Put into circumscription and confine

For the sea’s worth. (1.2.12)

She loved me for the dangers I had pass’d,

And I loved her that she did pity them. (1.3.22)

However, Brabanzio’s protest seems to have infused a seed of doubt in the moor’s soul. This seed happened to fall on the fruitful ground of jealousy and credulity, and Iago tried to get as much of it as possible.

One aspect here needs a more clear explanation – how it happened that such respected, experienced and cold-blooded warrior as Othello could fall into suspiciousness and jealousy (even with Iago’s help) so much that he became a murderer. This degradation can also be explained in terms of handkerchief’s symbolism. Actually, this object is not mentioned in the play until Act 3, when Desdemona wants to use it to make a bandage for Othello’s aching head. And the person who mentions the importance of this token to the married couple is neither Othello nor Desdemona themselves but Emilia. It really seems that the handkerchief gains its real importance only in the course of the plot development.

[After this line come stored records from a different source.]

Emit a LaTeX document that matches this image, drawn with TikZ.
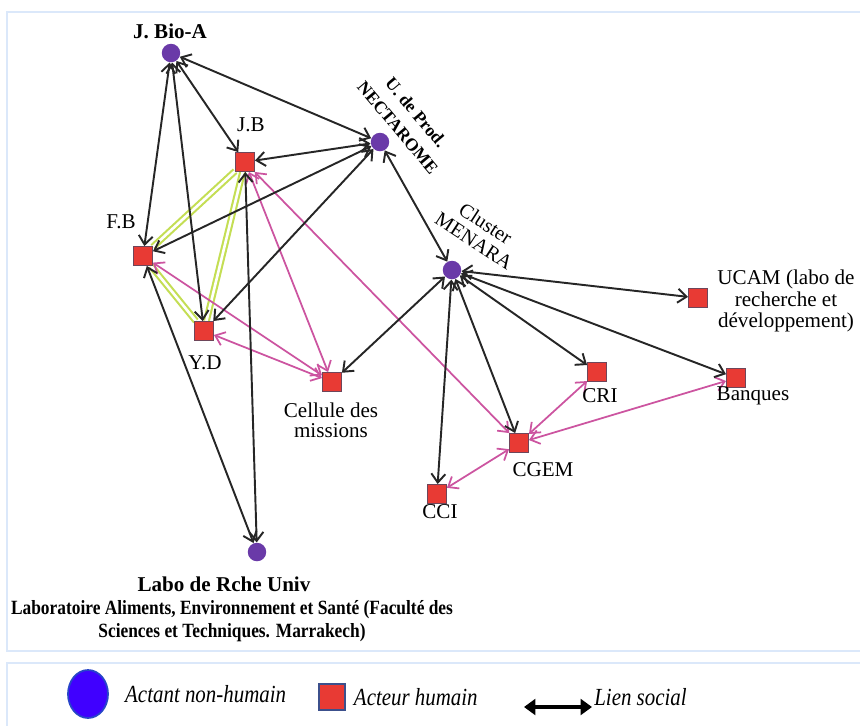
\documentclass[tikz,border=0pt]{standalone}
\usepackage{fontspec}
\setmainfont{Liberation Serif}
\newfontfamily\condfont[FakeStretch=0.86]{Liberation Serif}
\newfontfamily\legfont[FakeStretch=0.85]{Liberation Serif}
\usetikzlibrary{
  arrows.meta,
  shapes.geometric,
  positioning,
  backgrounds
}
\definecolor{actviolet}{RGB}{106,58,168}
\definecolor{actrouge}{RGB}{232,58,52}
\definecolor{actbord}{RGB}{110,70,90}
\definecolor{lienrose}{RGB}{204,84,160}
\definecolor{lienvert}{RGB}{196,222,84}
\definecolor{cadrebleu}{RGB}{219,232,250}
\definecolor{legbleu}{RGB}{64,0,255}
\definecolor{legbord}{RGB}{40,70,200}
\definecolor{legcarre}{RGB}{60,80,140}
\tikzset{
  actant/.style={
    circle, fill=actviolet, inner sep=0pt, minimum size=0.37cm
  },
  acteur/.style={
    rectangle, fill=actrouge, draw=actbord, line width=0.5pt,
    inner sep=0pt, minimum size=0.38cm
  },
  lien/.style={
    {Straight Barb[length=5pt,width=8pt]}-{Straight Barb[length=5pt,width=8pt]},
    line width=1.1pt, draw=black!85
  },
  lien rose/.style={
    lien, draw=lienrose, line width=1pt
  },
  lien vert/.style={
    draw=lienvert, double=white, double distance=1.5pt, line width=1.2pt
  },
  etiq/.style={
    font=\fontsize{12}{12}\selectfont, align=center, inner sep=0pt
  },
  cadre/.style={
    draw=cadrebleu, line width=1.3pt
  },
  legtexte/.style={
    font=\legfont\itshape\fontsize{14}{14}\selectfont, inner sep=0pt
  },
}

\begin{document}
\begin{tikzpicture}[x=0.02cm, y=-0.02cm]
  \useasboundingbox (0,0) rectangle (860,725);

  % Actants non-humains
  \node[actant] (jbioa) at (171,53) {};
  \node[actant] (nect) at (380,142) {};
  \node[actant] (menara) at (452,270) {};
  \node[actant] (labo) at (257,552) {};

  % Acteurs humains
  \node[acteur] (jb) at (245,162) {};
  \node[acteur] (fb) at (143,256) {};
  \node[acteur] (yd) at (204,331) {};
  \node[acteur] (cellule) at (332,382) {};
  \node[acteur] (ucam) at (698,298) {};
  \node[acteur] (cri) at (597,372) {};
  \node[acteur] (banques) at (736,378) {};
  \node[acteur] (cgem) at (519,443) {};
  \node[acteur] (cci) at (437,494) {};

  % Etiquettes
  \node[etiq, font=\bfseries\fontsize{12}{12}\selectfont] (t-jbioa) at (170,31) {J. Bio-A};
  \node[etiq] (t-jb) at (251,125) {J.B};
  \node[etiq] (t-fb) at (121,222) {F.B};
  \node[etiq] (t-yd) at (205,363) {Y.D};
  \node[etiq, font=\fontsize{12}{11.5}\selectfont] (t-cellule) at (331,420) {Cellule des\\missions};
  \node[etiq, font=\bfseries\fontsize{10}{13.5}\selectfont, rotate=-50]
    (t-nect) at (407,120) {U. de Prod.\\NECTAROME};
  \node[etiq, font=\fontsize{11.5}{12}\selectfont, rotate=-33]
    (t-menara) at (480,232) {Cluster\\MENARA};
  \node[etiq] (t-ucam) at (786,301) {UCAM (labo de\\recherche et\\développement)};
  \node[etiq] (t-cri) at (600,396) {CRI};
  \node[etiq] (t-banques) at (753,396) {Banques};
  \node[etiq] (t-cgem) at (543,470) {CGEM};
  \node[etiq] (t-cci) at (440,512) {CCI};
  \node[etiq, font=\bfseries\fontsize{12}{12}\selectfont] (t-labo) at (224,584) {Labo de Rche Univ};
  \node[etiq, font=\condfont\bfseries\fontsize{11.5}{13.5}\selectfont]
    (t-labo2) at (232,621) {Laboratoire Aliments, Environnement et Santé (Faculté des\\Sciences et Techniques. Marrakech)};

  % Legende
  \node[ellipse, fill=legbleu, draw=legbord, line width=1pt,
        minimum width=0.8cm, minimum height=0.96cm] (leg-actant) at (88,694) {};
  \node[legtexte, anchor=west, right=0.32cm of leg-actant] (leg-t1) {Actant non-humain};
  \node[rectangle, fill=actrouge, draw=legcarre, line width=1.3pt,
        minimum size=0.52cm, inner sep=0pt] (leg-acteur) at (332,697) {};
  \node[legtexte, anchor=west, right=0.15cm of leg-acteur] (leg-t2) {Acteur humain};
  \coordinate (leg-g) at (524,707);
  \coordinate (leg-d) at (592,707);
  \node[legtexte, anchor=west] (leg-t3) at (594,697) {Lien social};
  \draw[{Triangle[length=6.5pt,width=9pt]}-{Triangle[length=6.5pt,width=9pt]}, line width=1.9pt]
    (leg-g) -- (leg-d);

  \begin{scope}[on background layer]
    % Cadres
    \draw[cadre] (7,12) rectangle (870,651);
    \draw[cadre] (7,663) rectangle (870,735);

    % Liens forts
    \draw[lien vert] (jb) -- (fb);
    \draw[lien vert] (jb) -- (yd);
    \draw[lien vert] (fb) -- (yd);

    % Liens roses
    \draw[lien rose] (jb) -- (cellule);
    \draw[lien rose] (jb) -- (cgem);
    \draw[lien rose] (fb) -- (cellule);
    \draw[lien rose] (yd) -- (cellule);
    \draw[lien rose] (cgem) -- (cri);
    \draw[lien rose] (cgem) -- (banques);
    \draw[lien rose] (cgem) -- (cci);

    % Liens sociaux
    \draw[lien] (jbioa) -- (nect);
    \draw[lien] (jbioa) -- (jb);
    \draw[lien] (jbioa) -- (fb);
    \draw[lien] (jbioa) -- (yd);
    \draw[lien] (jb) -- (nect);
    \draw[lien] (fb) -- (nect);
    \draw[lien] (yd) -- (nect);
    \draw[lien] (nect) -- (menara);
    \draw[lien] (cellule) -- (menara);
    \draw[lien] (jb) -- (labo);
    \draw[lien] (fb) -- (labo);
    \draw[lien] (menara) -- (ucam);
    \draw[lien] (menara) -- (cri);
    \draw[lien] (menara) -- (banques);
    \draw[lien] (menara) -- (cgem);
    \draw[lien] (menara) -- (cci);
  \end{scope}

\end{tikzpicture}
\end{document}
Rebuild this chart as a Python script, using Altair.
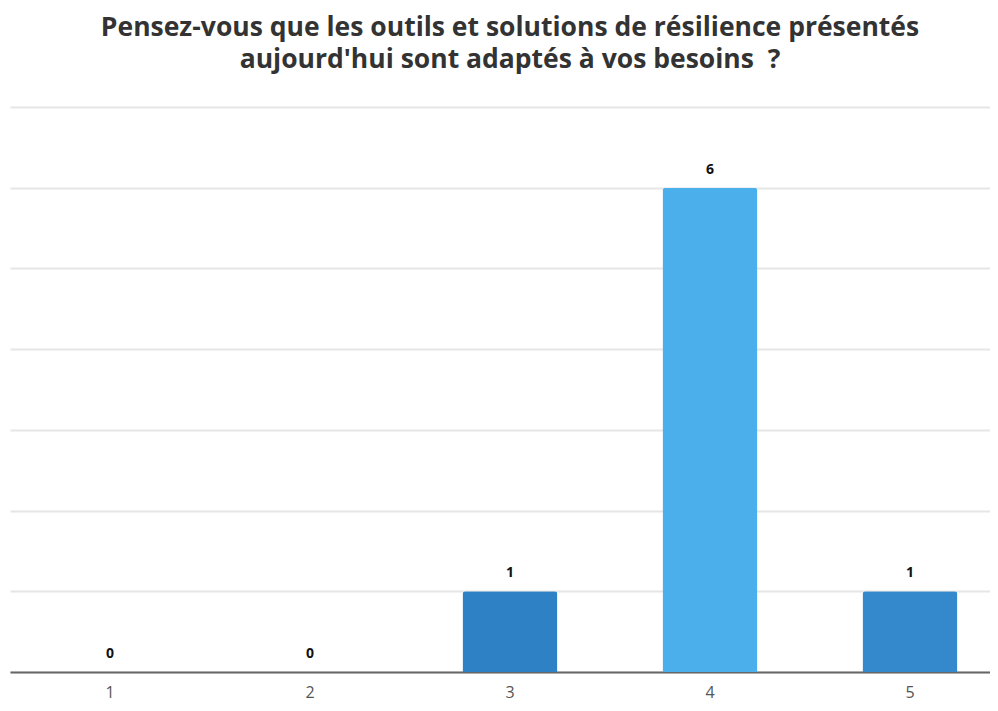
import altair as alt
import pandas as pd

categories = ["1", "2", "3", "4", "5"]
values = [0, 0, 1, 6, 1]
bar_colors = ["#2E81C5", "#2E81C5", "#2E81C5", "#4BAFEC", "#3489CC"]

df = pd.DataFrame({"cat": categories, "val": values, "color": bar_colors})

x_enc = alt.X(
    "cat:N",
    sort=categories,
    title=None,
    scale=alt.Scale(range=[0, 1000], paddingInner=0.525, paddingOuter=0.2625),
    axis=alt.Axis(
        labelAngle=0,
        labelFont="Open Sans",
        labelFontSize=16,
        labelColor="#555555",
        labelPadding=12,
        ticks=False,
        domainColor="#666666",
        domainWidth=2,
        grid=False,
    ),
)
y_enc = alt.Y(
    "val:Q",
    title=None,
    scale=alt.Scale(domain=[0, 7], nice=False),
    axis=alt.Axis(
        values=list(range(0, 8)),
        labels=False,
        ticks=False,
        domain=False,
        grid=True,
        gridColor="#e6e6e6",
        gridWidth=2,
    ),
)

base = alt.Chart(df).encode(x=x_enc, y=y_enc)

bars = base.mark_bar(cornerRadiusTopLeft=3, cornerRadiusTopRight=3).encode(
    color=alt.Color("color:N", scale=None)
)
labels = base.mark_text(
    baseline="alphabetic",
    dy=-14,
    font="Open Sans",
    fontSize=14,
    fontWeight="bold",
    color="#111111",
).encode(text="val:Q")

chart = (
    (bars + labels)
    .properties(
        width=980,
        height=565,
        title=alt.TitleParams(
            text=[
                "Pensez-vous que les outils et solutions de résilience présentés",
                "aujourd'hui sont adaptés à vos besoins \u00a0?",
            ],
            font="Open Sans",
            fontSize=26.5,
            fontWeight="bold",
            color="#333333",
            lineHeight=32,
            anchor="middle",
            frame="group",
            offset=34,
            dx=10,
        ),
        padding={"left": 2, "top": 99, "right": 0, "bottom": 31},
        autosize=alt.AutoSizeParams(type="none"),
        background="white",
    )
    .configure_view(stroke=None)
)

chart.save("out.html", embed_options={"renderer": "svg", "actions": False})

So, it becomes obvious that symbolism imposed on the handkerchief by Othello in combination with his own deep psychological complexes and Iago’s treacherous behavior created the effect of deadly catastrophism for both Othello and Desdemona. Not possessing his own emotions evoked by the wrong treatment of his most valuable icon – the handkerchief and trapped by Iago’s treacherous rhetoric, the Moor of Venice makes his choice and sacrifices his marriage and the life of his wife to his psychological complexes, which he seems unable to overcome.